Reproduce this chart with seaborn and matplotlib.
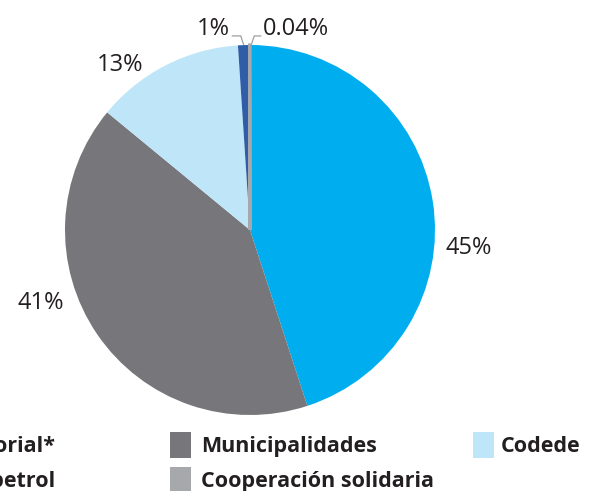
########
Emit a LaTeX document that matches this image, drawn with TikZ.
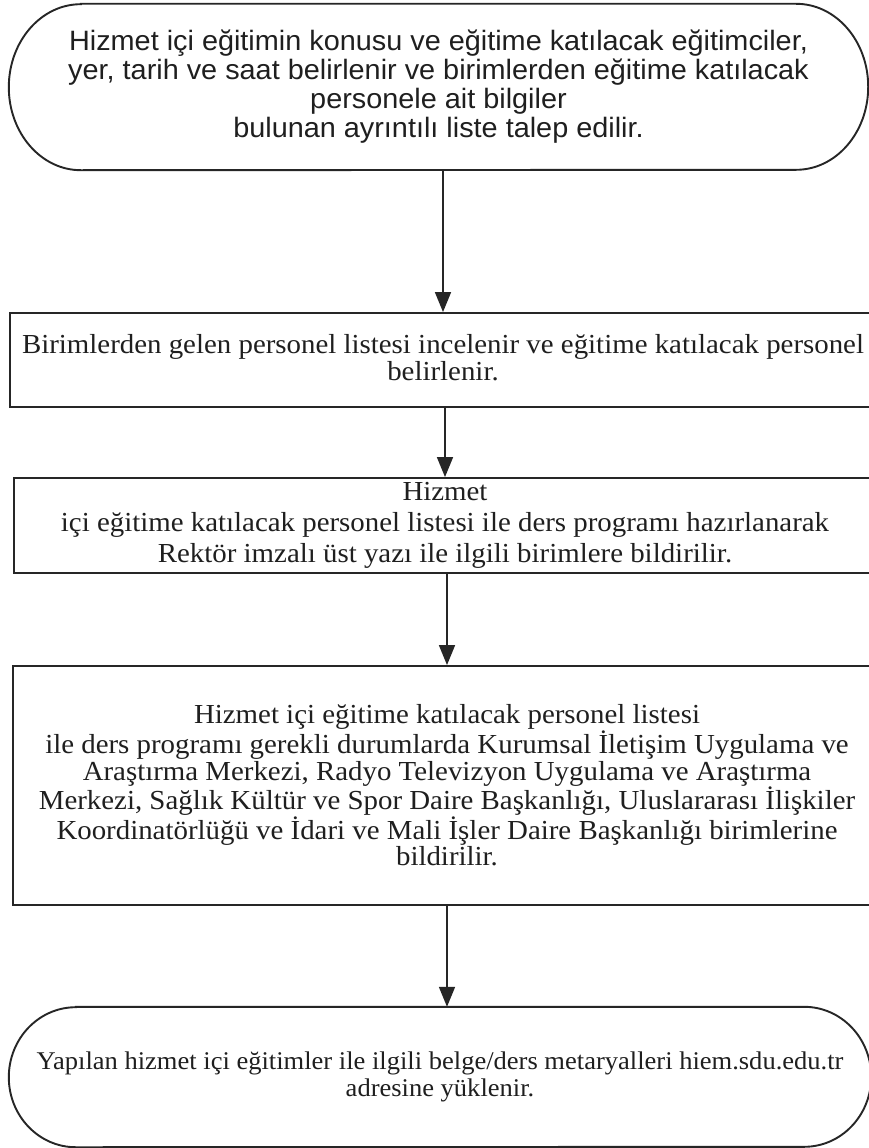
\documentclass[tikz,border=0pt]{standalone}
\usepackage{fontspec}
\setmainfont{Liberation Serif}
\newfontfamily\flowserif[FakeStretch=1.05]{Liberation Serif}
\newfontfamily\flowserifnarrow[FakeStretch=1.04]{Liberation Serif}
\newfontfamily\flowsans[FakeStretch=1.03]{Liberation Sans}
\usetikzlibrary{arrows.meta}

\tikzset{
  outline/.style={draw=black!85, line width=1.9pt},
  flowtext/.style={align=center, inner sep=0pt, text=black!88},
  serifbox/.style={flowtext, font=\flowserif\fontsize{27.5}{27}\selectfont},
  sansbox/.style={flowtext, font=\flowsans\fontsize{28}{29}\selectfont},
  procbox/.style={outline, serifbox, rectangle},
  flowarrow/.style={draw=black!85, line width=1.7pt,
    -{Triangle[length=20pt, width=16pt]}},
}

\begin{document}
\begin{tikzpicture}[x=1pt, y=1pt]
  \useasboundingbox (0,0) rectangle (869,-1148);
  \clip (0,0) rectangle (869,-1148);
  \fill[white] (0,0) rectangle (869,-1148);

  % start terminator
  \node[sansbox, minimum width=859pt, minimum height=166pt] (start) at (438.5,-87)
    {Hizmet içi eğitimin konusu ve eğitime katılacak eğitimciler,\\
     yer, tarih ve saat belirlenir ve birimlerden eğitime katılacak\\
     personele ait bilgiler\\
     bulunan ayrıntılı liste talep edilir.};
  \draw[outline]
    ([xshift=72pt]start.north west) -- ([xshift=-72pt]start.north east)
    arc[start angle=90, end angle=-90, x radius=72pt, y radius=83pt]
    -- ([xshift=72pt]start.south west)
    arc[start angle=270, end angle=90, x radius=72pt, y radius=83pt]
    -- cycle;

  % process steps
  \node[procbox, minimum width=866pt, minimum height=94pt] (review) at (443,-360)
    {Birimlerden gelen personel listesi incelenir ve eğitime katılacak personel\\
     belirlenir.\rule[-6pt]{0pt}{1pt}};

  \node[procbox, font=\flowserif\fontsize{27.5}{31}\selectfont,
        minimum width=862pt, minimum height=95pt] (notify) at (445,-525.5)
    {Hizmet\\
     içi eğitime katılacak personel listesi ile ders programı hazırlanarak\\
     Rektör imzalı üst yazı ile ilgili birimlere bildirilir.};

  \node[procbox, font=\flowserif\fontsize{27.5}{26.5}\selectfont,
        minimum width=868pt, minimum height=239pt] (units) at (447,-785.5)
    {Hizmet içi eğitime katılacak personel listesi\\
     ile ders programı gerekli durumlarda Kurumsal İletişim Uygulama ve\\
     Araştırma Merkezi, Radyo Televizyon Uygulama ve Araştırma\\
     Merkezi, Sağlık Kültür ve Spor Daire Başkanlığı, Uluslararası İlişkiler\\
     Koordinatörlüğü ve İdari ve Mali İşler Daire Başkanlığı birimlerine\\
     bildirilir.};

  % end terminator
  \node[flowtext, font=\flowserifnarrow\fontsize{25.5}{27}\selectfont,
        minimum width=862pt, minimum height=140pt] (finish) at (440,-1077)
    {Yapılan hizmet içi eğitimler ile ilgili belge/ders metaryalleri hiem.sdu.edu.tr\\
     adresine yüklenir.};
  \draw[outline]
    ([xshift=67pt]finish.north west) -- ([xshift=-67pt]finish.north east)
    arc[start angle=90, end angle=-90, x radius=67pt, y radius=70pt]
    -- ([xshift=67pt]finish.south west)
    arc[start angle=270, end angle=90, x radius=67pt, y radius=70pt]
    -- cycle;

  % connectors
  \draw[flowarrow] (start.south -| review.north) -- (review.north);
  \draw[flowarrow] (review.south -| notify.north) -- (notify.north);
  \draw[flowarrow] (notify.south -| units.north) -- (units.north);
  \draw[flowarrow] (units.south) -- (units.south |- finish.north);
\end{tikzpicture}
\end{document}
########
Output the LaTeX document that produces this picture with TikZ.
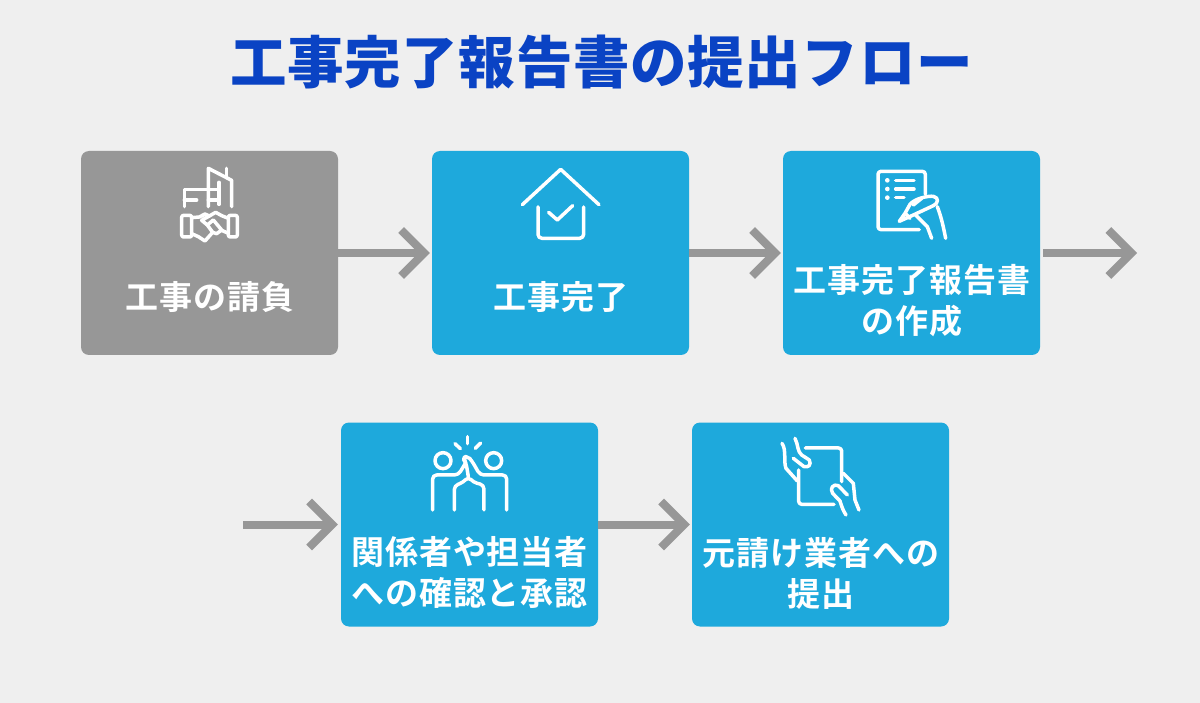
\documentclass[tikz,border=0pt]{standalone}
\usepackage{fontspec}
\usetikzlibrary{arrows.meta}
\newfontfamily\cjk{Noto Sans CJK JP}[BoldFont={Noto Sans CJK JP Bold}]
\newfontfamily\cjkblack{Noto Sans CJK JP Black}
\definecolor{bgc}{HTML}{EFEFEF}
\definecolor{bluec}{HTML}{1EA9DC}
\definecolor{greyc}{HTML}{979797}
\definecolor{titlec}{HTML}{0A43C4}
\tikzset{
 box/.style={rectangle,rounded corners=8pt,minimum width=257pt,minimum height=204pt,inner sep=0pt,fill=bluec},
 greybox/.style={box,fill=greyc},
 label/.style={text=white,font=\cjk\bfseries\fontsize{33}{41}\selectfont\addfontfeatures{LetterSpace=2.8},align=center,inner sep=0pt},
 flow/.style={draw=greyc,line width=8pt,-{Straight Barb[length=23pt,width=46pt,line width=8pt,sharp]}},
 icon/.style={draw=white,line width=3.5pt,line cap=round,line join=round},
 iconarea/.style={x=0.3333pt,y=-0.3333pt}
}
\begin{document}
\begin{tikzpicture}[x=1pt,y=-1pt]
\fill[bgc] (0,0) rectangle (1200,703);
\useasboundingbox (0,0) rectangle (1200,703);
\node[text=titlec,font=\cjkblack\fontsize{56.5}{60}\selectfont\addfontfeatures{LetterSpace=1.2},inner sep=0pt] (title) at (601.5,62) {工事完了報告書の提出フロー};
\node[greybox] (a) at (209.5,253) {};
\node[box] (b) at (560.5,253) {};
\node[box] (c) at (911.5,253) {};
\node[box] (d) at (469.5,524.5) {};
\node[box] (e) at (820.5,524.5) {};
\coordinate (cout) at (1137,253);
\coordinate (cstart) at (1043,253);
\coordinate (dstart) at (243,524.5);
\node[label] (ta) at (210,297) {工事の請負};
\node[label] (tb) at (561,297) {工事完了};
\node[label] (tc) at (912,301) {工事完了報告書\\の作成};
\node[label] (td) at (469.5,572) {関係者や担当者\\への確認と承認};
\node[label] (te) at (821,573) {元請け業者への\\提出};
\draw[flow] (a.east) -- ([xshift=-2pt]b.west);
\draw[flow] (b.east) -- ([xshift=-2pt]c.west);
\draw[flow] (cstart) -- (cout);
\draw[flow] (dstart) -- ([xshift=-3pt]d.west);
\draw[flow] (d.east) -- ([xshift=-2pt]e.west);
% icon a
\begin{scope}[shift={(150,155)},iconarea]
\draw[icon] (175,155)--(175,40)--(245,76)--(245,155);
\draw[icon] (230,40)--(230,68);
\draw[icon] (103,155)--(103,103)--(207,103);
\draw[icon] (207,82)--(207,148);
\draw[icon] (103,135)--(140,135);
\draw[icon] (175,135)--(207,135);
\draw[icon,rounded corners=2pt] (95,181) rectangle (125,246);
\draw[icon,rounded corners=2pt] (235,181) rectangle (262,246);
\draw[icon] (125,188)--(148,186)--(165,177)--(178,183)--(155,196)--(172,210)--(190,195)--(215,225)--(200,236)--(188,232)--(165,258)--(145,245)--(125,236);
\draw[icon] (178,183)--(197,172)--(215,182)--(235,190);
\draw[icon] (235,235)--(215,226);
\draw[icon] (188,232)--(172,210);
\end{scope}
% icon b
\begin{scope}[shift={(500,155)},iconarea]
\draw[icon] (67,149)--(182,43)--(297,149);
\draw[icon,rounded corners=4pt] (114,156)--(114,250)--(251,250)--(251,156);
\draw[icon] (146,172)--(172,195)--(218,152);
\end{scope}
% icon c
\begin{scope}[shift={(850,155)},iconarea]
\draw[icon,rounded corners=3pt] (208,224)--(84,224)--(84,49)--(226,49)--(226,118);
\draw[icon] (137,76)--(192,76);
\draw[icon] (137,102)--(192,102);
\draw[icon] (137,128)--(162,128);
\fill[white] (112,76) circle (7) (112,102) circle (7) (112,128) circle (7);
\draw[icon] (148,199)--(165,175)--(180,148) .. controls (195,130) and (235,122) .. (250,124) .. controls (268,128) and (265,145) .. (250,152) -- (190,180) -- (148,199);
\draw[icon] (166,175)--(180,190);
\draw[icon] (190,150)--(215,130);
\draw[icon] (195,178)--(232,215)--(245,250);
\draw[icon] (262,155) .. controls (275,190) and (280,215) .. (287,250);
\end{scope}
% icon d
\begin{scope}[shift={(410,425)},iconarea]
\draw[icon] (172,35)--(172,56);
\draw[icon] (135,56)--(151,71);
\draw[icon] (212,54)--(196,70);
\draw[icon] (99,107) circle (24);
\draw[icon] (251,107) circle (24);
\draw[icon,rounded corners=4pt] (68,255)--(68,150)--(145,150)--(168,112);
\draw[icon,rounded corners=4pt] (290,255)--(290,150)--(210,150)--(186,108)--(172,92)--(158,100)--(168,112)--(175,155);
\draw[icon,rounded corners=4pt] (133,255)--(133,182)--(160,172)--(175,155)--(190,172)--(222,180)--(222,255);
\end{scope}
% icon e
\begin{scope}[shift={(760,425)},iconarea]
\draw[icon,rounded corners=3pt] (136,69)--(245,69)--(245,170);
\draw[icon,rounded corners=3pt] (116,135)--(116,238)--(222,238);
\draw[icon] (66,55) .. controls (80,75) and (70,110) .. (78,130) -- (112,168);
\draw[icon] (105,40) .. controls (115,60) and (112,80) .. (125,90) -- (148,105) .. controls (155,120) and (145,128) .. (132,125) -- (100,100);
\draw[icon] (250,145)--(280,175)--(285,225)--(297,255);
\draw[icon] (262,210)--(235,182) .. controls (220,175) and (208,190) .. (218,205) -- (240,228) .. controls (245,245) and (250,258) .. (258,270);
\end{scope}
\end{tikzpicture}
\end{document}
########
● What this task involves
Report every line containing the word "LaTeX" from the listing above.

● The result
Emit a LaTeX document that matches this image, drawn with TikZ.
Output the LaTeX document that produces this picture with TikZ.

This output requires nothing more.